Le sculpteur Alexandre Calder serait certainement bien fier de voir L'Homme, une de ses oeuvres phares, propulsées dans le débat public, près de 50 ans après sa création. Mais il s'opposerait fort probablement à son déménagement hors de l'île Sainte-Hélène...

Suggérée par l'homme d'affaires et collectionneur Alexandre Taillefer, la délocalisation de la plus importante oeuvre de Montréal vise à accroître sa visibilité. Loin du centre-ville, elle n'attirerait pas autant de regards, de visiteurs et de touristes qu'elle le devrait.

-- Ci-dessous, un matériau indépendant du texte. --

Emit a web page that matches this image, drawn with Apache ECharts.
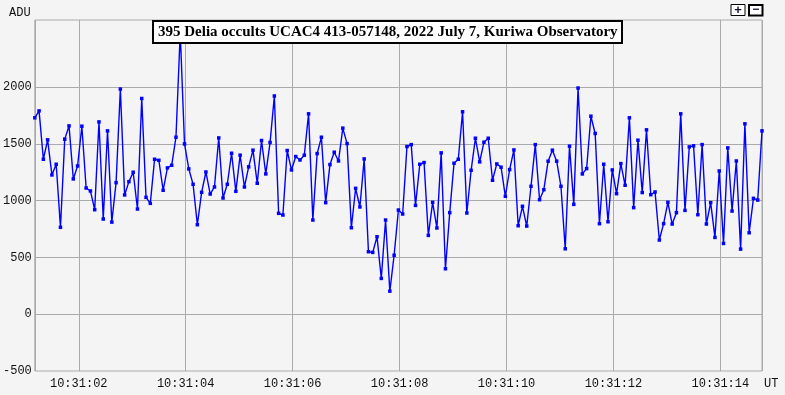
<!DOCTYPE html>
<html><head><meta charset="utf-8">
<script src="https://cdn.jsdelivr.net/npm/echarts@6/dist/echarts.min.js"></script>
<style>html,body{margin:0;padding:0;background:#f4f4f4;}#c{width:785px;height:395px;}</style>
</head><body><div id="c"></div>
<script>
const titleText = '395 Delia occults UCAC4 413-057148, 2022 July 7, Kuriwa Observatory';
const yAxisName = 'ADU';
const xAxisName = 'UT';
// time of first frame, seconds after 10:31:00 UT, and frame spacing (s)
const startSecond = 1.178;
const frameStep = 0.08;
const adu = [
1729,1790,1364,1535,1226,1320,765,1541,1658,1191,
1305,1655,1111,1085,920,1693,838,1614,811,1158,
1982,1050,1167,1250,926,1899,1029,976,1364,1355,
1091,1288,1311,1558,2480,1499,1279,1144,788,1073,
1252,1058,1120,1552,1023,1144,1417,1082,1400,1120,
1297,1444,1153,1529,1235,1512,1921,888,873,1441,
1270,1388,1358,1400,1764,829,1414,1558,982,1317,
1426,1349,1638,1502,761,1108,944,1367,550,544,
682,315,829,203,519,917,882,1476,1493,958,
1320,1335,694,985,759,1420,400,894,1329,1364,
1782,891,1267,1549,1341,1514,1549,1179,1323,1294,
1038,1273,1446,779,950,776,1126,1493,1008,1096,
1347,1444,1347,1126,576,1479,967,1991,1235,1282,
1743,1591,797,1320,814,1270,1061,1326,1135,1729,
938,1532,1071,1623,1052,1076,653,797,985,794,
894,1764,914,1473,1482,876,1493,794,982,676,
1261,623,1464,908,1349,573,1676,717,1020,1005,
1614
];
const yTicks = [-500, 0, 500, 1000, 1500, 2000];
const xTickSeconds = [2, 4, 6, 8, 10, 12, 14];
const xTickLabels = ['10:31:02','10:31:04','10:31:06','10:31:08','10:31:10','10:31:12','10:31:14'];
const yMin = -500, yMax = 2590;

const pts = adu.map((v, i) => [Math.round((startSecond + i * frameStep) * 1000) / 1000, v]);
const xMin = pts[0][0], xMax = pts[pts.length - 1][0];

const chart = echarts.init(document.getElementById('c'), null, {renderer: 'canvas'});
const mono = 'Liberation Mono';
chart.setOption({
  animation: false,
  backgroundColor: '#f4f4f4',
  title: {
    text: titleText, left: 153, top: 21,
    backgroundColor: '#ffffff', borderColor: '#000', borderWidth: 2,
    padding: [3, 5, 2, 5],
    textStyle: {fontFamily: 'Liberation Serif', fontWeight: 'bold', fontSize: 15, color: '#000', lineHeight: 17}
  },
  grid: {left: 34, right: 23, top: 20, bottom: 24, show: true, borderColor: '#aaa', borderWidth: 1, backgroundColor: 'transparent'},
  xAxis: {
    type: 'value', min: xMin, max: xMax, splitNumber: 7,
    axisLine: {show: false}, axisTick: {show: false},
    splitLine: {show: true, lineStyle: {color: '#aaa', width: 1}},
    axisLabel: {
      margin: 7, fontFamily: mono, fontSize: 12, color: '#111',
      formatter: v => { const i = xTickSeconds.findIndex(s => Math.abs(s - v) < 1e-6); return i >= 0 ? xTickLabels[i] : ''; }
    }
  },
  yAxis: {
    type: 'value', min: yMin, max: yMax, interval: 500,
    axisLine: {show: false}, axisTick: {show: false},
    splitLine: {show: false},
    axisLabel: {
      margin: 3, fontFamily: mono, fontSize: 12, color: '#111',
      formatter: v => yTicks.indexOf(v) >= 0 ? String(v) : ''
    }
  },
  series: [
    {
      type: 'line', data: [], silent: true, z: 1,
      markLine: {
        silent: true, z: 1, symbol: ['none', 'none'], label: {show: false},
        lineStyle: {color: '#aaa', width: 1, type: 'solid'},
        emphasis: {disabled: true},
        data: yTicks.filter(v => v > yMin).map(v => ({yAxis: v}))
      }
    },
    {
      type: 'line', data: pts, z: 3, silent: true,
      symbol: 'rect', symbolSize: 3.5, showAllSymbol: true,
      itemStyle: {color: '#0000ff'},
      lineStyle: {color: '#0000ff', width: 1.4},
      emphasis: {disabled: true}
    }
  ],
  graphic: [
    {type: 'text', left: 9, top: 7, style: {text: yAxisName, font: '12px "Liberation Mono"', fill: '#111'}},
    {type: 'text', left: 764, top: 378, style: {text: xAxisName, font: '12px "Liberation Mono"', fill: '#111'}},
    {type: 'rect', shape: {x: 731, y: 4.5, width: 14, height: 11}, style: {fill: '#fff', stroke: '#000', lineWidth: 1}},
    {type: 'text', x: 738, y: 10, style: {text: '+', font: 'bold 13px "Liberation Sans"', fill: '#113', align: 'center', verticalAlign: 'middle'}},
    {type: 'rect', shape: {x: 749, y: 5, width: 13.5, height: 10.5}, style: {fill: '#fff', stroke: '#000', lineWidth: 2}},
    {type: 'text', x: 755.7, y: 10, style: {text: '\u2212', font: 'bold 12px "Liberation Sans"', fill: '#113', align: 'center', verticalAlign: 'middle'}}
  ]
});
</script>
</body></html>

L'argument se défend. D'autant qu'il a été évoqué dans le passé, lors du déménagement de La Joute de Riopelle, un geste nécessaire dont on applaudit aujourd'hui la pertinence.

Mais autant la délocalisation de La Joute est un succès... autant le déracinement de L'Homme serait un impair.

D'abord, rappelons-nous l'état lamentable dans lequel se trouvait La Joute avant de quitter le Parc olympique. Négligée par la RIO qui avait jeté une de ses composantes aux ordures, cachée du public, abandonnée, elle criait au secours jusqu'à ce qu'on la délivre de son triste sort.

À l'inverse, L'Homme a joui d'une restauration complète. Il a été déplacé au bord du fleuve il y a quelques années pour être davantage contemplé. Et il connaît une formidable appropriation grâce à des événements festifs ponctuels qui, en plus des visiteurs réguliers de ce coin du Parc, attirent près d'un million de personnes par année.

Ensuite, la situation du «stabile» de Calder ne répond à aucun des critères de déménagement d'oeuvres de la Ville. Le site ne sera en rien modifié. Le lieu public qui l'entoure est toujours aussi accueillant. Et l'environnement physique ne menace nullement l'oeuvre, contrairement au monument aux Patriotes de Laliberté, par exemple, qui croupissait sous le pont Jacques-Cartier avant qu'on lui trouve un lieu plus approprié.

Enfin, L'Homme a été créé par Calder spécifiquement pour le lieu qui l'accueille, contrairement à La Joute. L'oeuvre de Riopelle a en effet été fondue en 1974 sans certitude quant à son emplacement. Les anneaux olympiques qui l'ornent ont été ajoutés quatre ans plus tard.

Il en va tout autrement de L'Homme, un des derniers vestiges forts de l'Exposition universelle, une sculpture qui a été conçue en fonction du thème de l'événement, l'homme.

Bien entendu, les oeuvres sont dynamiques. Elles peuvent changer en fonction des époques. Mais encore faut-il qu'il y ait de bonnes raisons de transgresser les intentions initiales de l'artiste. Pensons au Mastodo de Daudelin miné avec le temps par le désolant et dangereux square Viger. Ou à la fonte modulaire de Robert Roussil que le Vieux-Port dissimule aux regards derrière une clôture Frost.

Certes, Montréal profiterait de la présence d'une oeuvre maîtresse. Mais le geste aurait une portée et une valeur symbolique beaucoup plus fortes s'il émanait d'un artiste québécois que du déplacement contestable d'une oeuvre existante.